Source code of charts:
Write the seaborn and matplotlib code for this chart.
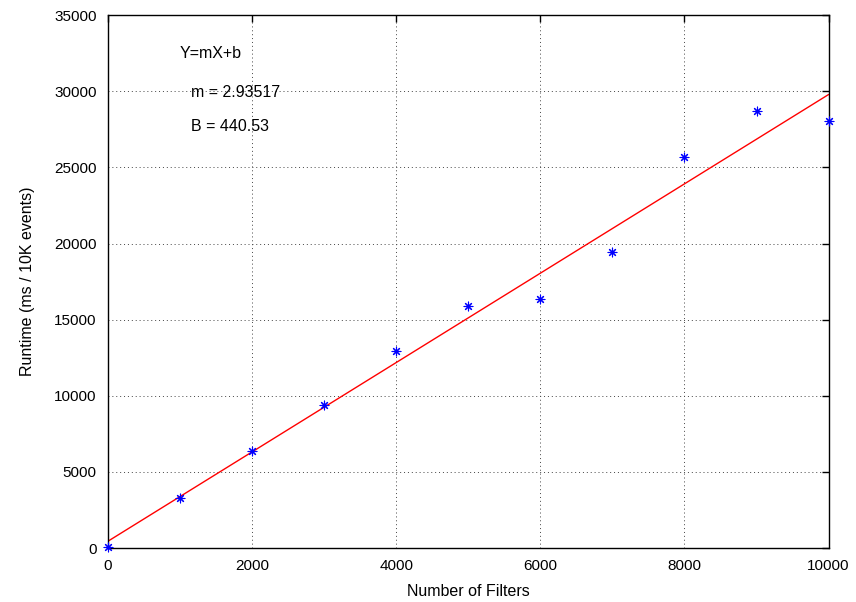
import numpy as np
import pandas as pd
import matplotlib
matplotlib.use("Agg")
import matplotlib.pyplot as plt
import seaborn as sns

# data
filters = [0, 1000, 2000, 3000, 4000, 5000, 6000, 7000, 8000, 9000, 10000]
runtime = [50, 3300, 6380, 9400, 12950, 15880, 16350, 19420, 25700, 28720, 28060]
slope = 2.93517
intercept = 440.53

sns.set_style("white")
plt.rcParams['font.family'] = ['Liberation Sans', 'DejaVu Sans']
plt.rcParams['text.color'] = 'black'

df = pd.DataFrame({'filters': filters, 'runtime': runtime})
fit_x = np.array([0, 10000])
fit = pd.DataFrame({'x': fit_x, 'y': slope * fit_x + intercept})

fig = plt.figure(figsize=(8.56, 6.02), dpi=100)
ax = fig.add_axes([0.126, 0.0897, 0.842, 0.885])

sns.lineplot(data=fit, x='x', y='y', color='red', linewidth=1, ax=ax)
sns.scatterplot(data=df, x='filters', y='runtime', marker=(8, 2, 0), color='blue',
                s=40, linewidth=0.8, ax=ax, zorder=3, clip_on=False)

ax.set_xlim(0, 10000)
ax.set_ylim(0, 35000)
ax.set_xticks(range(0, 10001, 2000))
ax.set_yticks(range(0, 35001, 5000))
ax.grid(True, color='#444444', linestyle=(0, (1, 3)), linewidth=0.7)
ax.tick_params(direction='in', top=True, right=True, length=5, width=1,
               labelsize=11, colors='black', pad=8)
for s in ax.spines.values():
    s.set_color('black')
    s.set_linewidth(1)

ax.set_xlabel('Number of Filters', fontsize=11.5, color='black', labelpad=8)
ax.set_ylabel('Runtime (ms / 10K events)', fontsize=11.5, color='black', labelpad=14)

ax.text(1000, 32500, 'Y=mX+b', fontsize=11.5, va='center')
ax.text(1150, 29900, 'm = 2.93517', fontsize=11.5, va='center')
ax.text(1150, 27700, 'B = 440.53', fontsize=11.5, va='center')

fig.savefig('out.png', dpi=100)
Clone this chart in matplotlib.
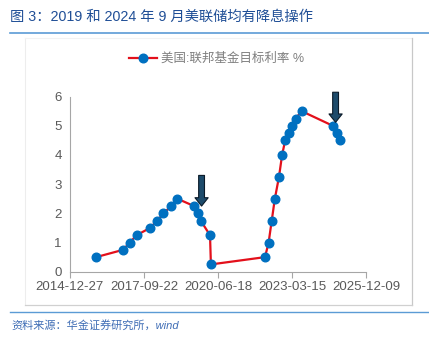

Requirements
Working from the lines above, reproduce the material exactly and exclude its pictures.

Expected answer
Write the seaborn and matplotlib code for this chart.
import numpy as np
import pandas as pd
import matplotlib
matplotlib.use("Agg")
import matplotlib.pyplot as plt
import seaborn as sns

# data
filters = [0, 1000, 2000, 3000, 4000, 5000, 6000, 7000, 8000, 9000, 10000]
runtime = [50, 3300, 6380, 9400, 12950, 15880, 16350, 19420, 25700, 28720, 28060]
slope = 2.93517
intercept = 440.53

sns.set_style("white")
plt.rcParams['font.family'] = ['Liberation Sans', 'DejaVu Sans']
plt.rcParams['text.color'] = 'black'

df = pd.DataFrame({'filters': filters, 'runtime': runtime})
fit_x = np.array([0, 10000])
fit = pd.DataFrame({'x': fit_x, 'y': slope * fit_x + intercept})

fig = plt.figure(figsize=(8.56, 6.02), dpi=100)
ax = fig.add_axes([0.126, 0.0897, 0.842, 0.885])

sns.lineplot(data=fit, x='x', y='y', color='red', linewidth=1, ax=ax)
sns.scatterplot(data=df, x='filters', y='runtime', marker=(8, 2, 0), color='blue',
                s=40, linewidth=0.8, ax=ax, zorder=3, clip_on=False)

ax.set_xlim(0, 10000)
ax.set_ylim(0, 35000)
ax.set_xticks(range(0, 10001, 2000))
ax.set_yticks(range(0, 35001, 5000))
ax.grid(True, color='#444444', linestyle=(0, (1, 3)), linewidth=0.7)
ax.tick_params(direction='in', top=True, right=True, length=5, width=1,
               labelsize=11, colors='black', pad=8)
for s in ax.spines.values():
    s.set_color('black')
    s.set_linewidth(1)

ax.set_xlabel('Number of Filters', fontsize=11.5, color='black', labelpad=8)
ax.set_ylabel('Runtime (ms / 10K events)', fontsize=11.5, color='black', labelpad=14)

ax.text(1000, 32500, 'Y=mX+b', fontsize=11.5, va='center')
ax.text(1150, 29900, 'm = 2.93517', fontsize=11.5, va='center')
ax.text(1150, 27700, 'B = 440.53', fontsize=11.5, va='center')

fig.savefig('out.png', dpi=100)
Clone this chart in matplotlib.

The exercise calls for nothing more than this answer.